When COVID-19 hit two years ago, Liffreing kept working, breaking news on the first 22 weeks of the pandemic on his own platform as well as the Huntington Beach Chamber of Commerce social media.

“I just followed the small businessperson, and I broke a lot of stories,” said Liffreing, who also produces the video series “HB Business News” on behalf of the chamber. “That’s what kind of saved my soul through this whole COVID thing.”

Denise Di Novi, a film and television producer from Laguna Beach, appeared as a guest speaker at the Laguna Beach Business Club meeting Thursday.

Liffreing said highlights for him over the years have been covering the city’s centennial, as well as the Special Olympics World Summer Games in 2015.

Another annual highlight is coming up in just a couple of weeks. Liffreing has been the announcer for the city’s famous Fourth of July Parade since the age of 19 and has been in the parade itself twice, including as the Bill Gallienne Award recipient in 2010.

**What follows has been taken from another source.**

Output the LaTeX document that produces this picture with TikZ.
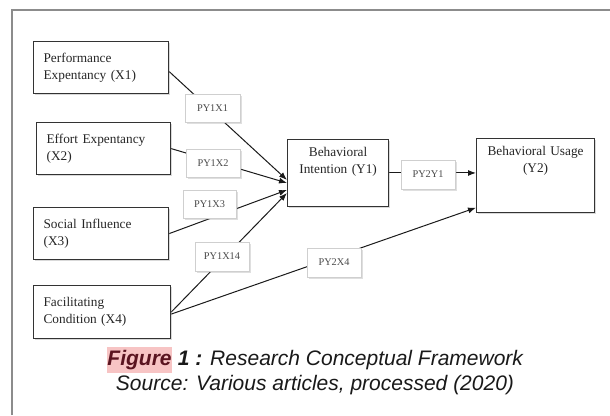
\documentclass[tikz,border=0pt]{standalone}
\usepackage{fontspec}
\setmainfont{Liberation Serif}
\newfontfamily\captionfont{Liberation Sans}
\usetikzlibrary{positioning}
\usetikzlibrary{shadows}
\usetikzlibrary{arrows.meta}
\pgfdeclarelayer{background}
\pgfdeclarelayer{foreground}
\pgfsetlayers{background,main,foreground}
\definecolor{boxline}{HTML}{333333}
\definecolor{pathline}{HTML}{1A1A1A}
\definecolor{labeltext}{HTML}{4A4A4A}
\definecolor{labelline}{HTML}{CFCFCF}
\definecolor{framegray}{HTML}{8C8C8C}
\definecolor{markpink}{HTML}{F7C4C4}
\definecolor{markred}{HTML}{5A1420}

\begin{document}
\begin{tikzpicture}[x=1pt,y=-1pt,
						varnode/.style={draw=boxline, line width=1.2pt, fill=white, anchor=north west, inner xsep=10pt, align=left, text=black!85, font=\fontsize{13.3}{17}\selectfont, drop shadow={shadow xshift=1.5pt, shadow yshift=-1.5pt, opacity=0.3}},
						outnode/.style={varnode, align=center, inner ysep=8pt},
						pathnode/.style={draw=labelline, line width=0.6pt, fill=white, text=labeltext, minimum width=54pt, minimum height=28pt, inner sep=0pt, font=\fontsize{10.3}{12}\selectfont, drop shadow={shadow xshift=1.5pt, shadow yshift=-1.5pt, opacity=0.25}},
						arrowline/.style={-{Latex[length=8pt,width=6pt]}, line width=1pt, draw=pathline},
						capnode/.style={anchor=base, inner sep=0pt, text=black!90, font=\captionfont\itshape\fontsize{21}{25}\selectfont},
						]
						\useasboundingbox (0,0) rectangle (610,415);
						%Frame
						\draw[framegray, line width=1.2pt] (12,415) -- (12,10) -- (610,10);
						%Nodes
						\node[varnode, minimum width=135pt, minimum height=52pt, text width=115pt] (x1) at (33,41) {Performance\\Expentancy (X1)};
						\node[varnode, minimum width=134pt, minimum height=52pt, text width=114pt] (x2) at (36,122) {Effort Expentancy\\(X2)};
						\node[varnode, minimum width=135pt, minimum height=52pt, text width=115pt] (x3) at (33,207) {Social Influence\\(X3)};
						\node[varnode, minimum width=137pt, minimum height=53pt, text width=117pt] (x4) at (33,285) {Facilitating\\Condition (X4)};
						\node[outnode, minimum width=101pt, text width=81pt, text depth=41.5pt] (y1) at (287,139) {Behavioral\\Intention (Y1)};
						\node[outnode, minimum width=118pt, text width=98pt, text depth=49pt] (y2) at (476,138) {Behavioral Usage\\(Y2)};
						
						\node[pathnode, minimum width=55pt] (py1x1) at (212.5,108) {PY1X1};
						\node[pathnode] (py1x2) at (213,163) {PY1X2};
						\node[pathnode, minimum width=53pt] (py1x3) at (209.5,204) {PY1X3};
						\node[pathnode, minimum height=29pt] (py1x4) at (222,256.5) {PY1X14};
						\node[pathnode, minimum height=29pt] (py2x4) at (334,262.5) {PY2X4};
						\node[pathnode, minimum height=29pt] (py2y1) at (428,174.5) {PY2Y1};
						
						%Caption
						\node[capnode] (figcap) at (315,365) {\setlength{\fboxsep}{0.5pt}\colorbox{markpink}{\strut\bfseries\color{markred}Figure} \textbf{1 :} Research Conceptual Framework};
						\node[capnode] (figsrc) at (315,390) {Source: Various articles, processed (2020)};
						
						\begin{pgfonlayer}{background}
						%Lines
						\draw[arrowline] ([yshift=-4pt]x1.east) -- ([yshift=-7pt]y1.west);
						\draw[arrowline] (x2.east) -- ([yshift=-10pt]y1.west);
						\draw[arrowline] (x3.east) -- ([yshift=-17pt]y1.west);
						\draw[arrowline] (x4.east) -- ([yshift=-20pt]y1.west);
						\draw[arrowline] ([yshift=-2pt]x4.east) -- ([yshift=-32pt]y2.west);
						\draw[arrowline] (y1.east) -- (y1.east -| y2.west);
						\end{pgfonlayer}
					\end{tikzpicture}
\end{document}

“I’m throwing out a trial balloon right now to see if the city would like me and my team to do the whole parade, on a tape-delay or one-day delay,” he said. “If not, I’ll take my helm at announcing the parade like I’ve done every year.”

City Councilwoman Kim Carr, who served as mayor last year, knows that she will see Liffreing at the Fourth of July Parade. But that’s not nearly the only thing.

“I probably see Matt more than I see my husband,” Carr said. “It’s always great to see him because you have a friend at every event that you go to. I think he really does embody Huntington Beach. He gets this community like very few people do. I’m grateful that he’s committed countless hours to documenting everything in Huntington Beach.”

Liffreing is also proud of his children, both graduates of the Huntington Beach High Academy of Performing Arts program. Ilyse is a journalist and Jared is a Cal Arts Film and Animation graduate, and both are based in New York.

Liffreing said his daughter has recently begun prompting him to look back at four decades in the business.

“I’m looking at old tape of Local Cable Update and how bad I was,” he said with a smile. “I’ve only really been my own editor for the past 15 or 16 years. I like to interview, I like to talk to people.”

Liffreing is a local celebrity who is going to keep getting the shot. He signed a contract extension with the city on Tuesday, he said.